◆ TASK DIRECTIONS
Output every line of the material exactly, omitting images.
#### DATA EXTRACT ####
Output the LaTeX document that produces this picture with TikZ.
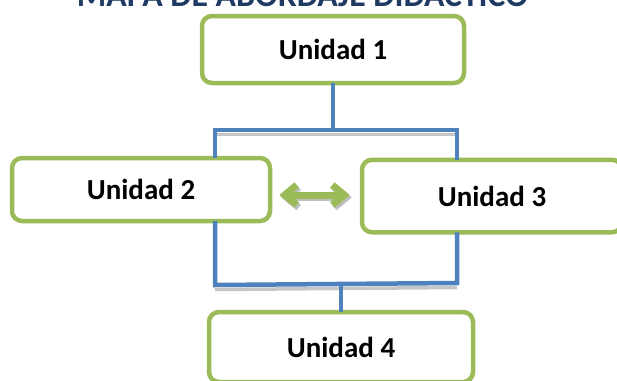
\documentclass[tikz,border=0pt]{standalone}
\usepackage{fontspec}
\setmainfont{Carlito}
\usetikzlibrary{arrows.meta,calc}
\definecolor{boxgreen}{HTML}{9BBB59}
\definecolor{lineblue}{HTML}{4F81BD}
\definecolor{titleblue}{HTML}{1F3B64}
\begin{document}
\begin{tikzpicture}[x=1pt,y=-1pt,
  unit/.style={draw=boxgreen, line width=4.5pt, rounded corners=10pt, fill=white,
    font=\fontsize{29}{32}\selectfont\bfseries, text=black, inner sep=0pt, align=center},
  link/.style={draw=lineblue, line width=4.5pt, line cap=rect},
  linkshade/.style={draw=gray!45, line width=3.5pt},
  duo/.style={draw=boxgreen, line width=7pt, line cap=round,
    {Straight Barb[length=12pt,width=20pt]}-{Straight Barb[length=12pt,width=20pt]}},
  duoshade/.style={duo, draw=gray!50},
]
\useasboundingbox (0,0) rectangle (617,380);
\clip (0,0) rectangle (617,380);
\node[font=\fontsize{33.7}{36}\selectfont\bfseries, text=titleblue, anchor=base, inner sep=0pt]
  (title) at (302.5,6) {MAPA DE ABORDAJE DIDÁCTICO};
\node[unit, minimum width=262pt, minimum height=67pt] (u1) at (333,49.5) {Unidad 1};
\node[unit, minimum width=258pt, minimum height=63pt] (u2) at (141,189.5) {Unidad 2};
\node[unit, minimum width=260pt, minimum height=72.5pt] (u3) at (492,196) {Unidad 3};
\node[unit, minimum width=264pt, minimum height=70pt] (u4) at (341,347) {Unidad 4};
\coordinate (tl) at (215,130);
\coordinate (tr) at (457,130);
\coordinate (bl) at (215,285);
\coordinate (br) at (457,283);
\coordinate (bm) at ($(bl)!0.52!(br)$);
% shadows of the bars
\draw[linkshade] ([yshift=-4.5pt]tl) -- ([yshift=-4.5pt]tr);
\draw[linkshade] ([yshift=-4.5pt]bl) -- ([yshift=-4.5pt]br);
% bracket connectors
\draw[link] (u1.south) -- (u1.south |- tl);
\draw[link] (tl |- u2.north) -- (tl) -- (tr) -- (tr |- u3.north);
\draw[link] (tl |- u2.south) -- (bl) -- (br) -- (tr |- u3.south);
\draw[link] (bm) -- (bm |- u4.north);
% double arrow
\draw[duoshade] ([shift={(9,8)}]u2.east) -- ([shift={(-8,1.5)}]u3.west);
\draw[duo] ([shift={(7,5.5)}]u2.east) -- ([shift={(-10,-1)}]u3.west);
\end{tikzpicture}
\end{document}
####
◆ EXERCISE ANSWER
Output the LaTeX document that produces this picture with TikZ.
\documentclass[tikz,border=0pt]{standalone}
\usepackage{fontspec}
\setmainfont{Carlito}
\usetikzlibrary{arrows.meta,calc}
\definecolor{boxgreen}{HTML}{9BBB59}
\definecolor{lineblue}{HTML}{4F81BD}
\definecolor{titleblue}{HTML}{1F3B64}
\begin{document}
\begin{tikzpicture}[x=1pt,y=-1pt,
  unit/.style={draw=boxgreen, line width=4.5pt, rounded corners=10pt, fill=white,
    font=\fontsize{29}{32}\selectfont\bfseries, text=black, inner sep=0pt, align=center},
  link/.style={draw=lineblue, line width=4.5pt, line cap=rect},
  linkshade/.style={draw=gray!45, line width=3.5pt},
  duo/.style={draw=boxgreen, line width=7pt, line cap=round,
    {Straight Barb[length=12pt,width=20pt]}-{Straight Barb[length=12pt,width=20pt]}},
  duoshade/.style={duo, draw=gray!50},
]
\useasboundingbox (0,0) rectangle (617,380);
\clip (0,0) rectangle (617,380);
\node[font=\fontsize{33.7}{36}\selectfont\bfseries, text=titleblue, anchor=base, inner sep=0pt]
  (title) at (302.5,6) {MAPA DE ABORDAJE DIDÁCTICO};
\node[unit, minimum width=262pt, minimum height=67pt] (u1) at (333,49.5) {Unidad 1};
\node[unit, minimum width=258pt, minimum height=63pt] (u2) at (141,189.5) {Unidad 2};
\node[unit, minimum width=260pt, minimum height=72.5pt] (u3) at (492,196) {Unidad 3};
\node[unit, minimum width=264pt, minimum height=70pt] (u4) at (341,347) {Unidad 4};
\coordinate (tl) at (215,130);
\coordinate (tr) at (457,130);
\coordinate (bl) at (215,285);
\coordinate (br) at (457,283);
\coordinate (bm) at ($(bl)!0.52!(br)$);
% shadows of the bars
\draw[linkshade] ([yshift=-4.5pt]tl) -- ([yshift=-4.5pt]tr);
\draw[linkshade] ([yshift=-4.5pt]bl) -- ([yshift=-4.5pt]br);
% bracket connectors
\draw[link] (u1.south) -- (u1.south |- tl);
\draw[link] (tl |- u2.north) -- (tl) -- (tr) -- (tr |- u3.north);
\draw[link] (tl |- u2.south) -- (bl) -- (br) -- (tr |- u3.south);
\draw[link] (bm) -- (bm |- u4.north);
% double arrow
\draw[duoshade] ([shift={(9,8)}]u2.east) -- ([shift={(-8,1.5)}]u3.west);
\draw[duo] ([shift={(7,5.5)}]u2.east) -- ([shift={(-10,-1)}]u3.west);
\end{tikzpicture}
\end{document}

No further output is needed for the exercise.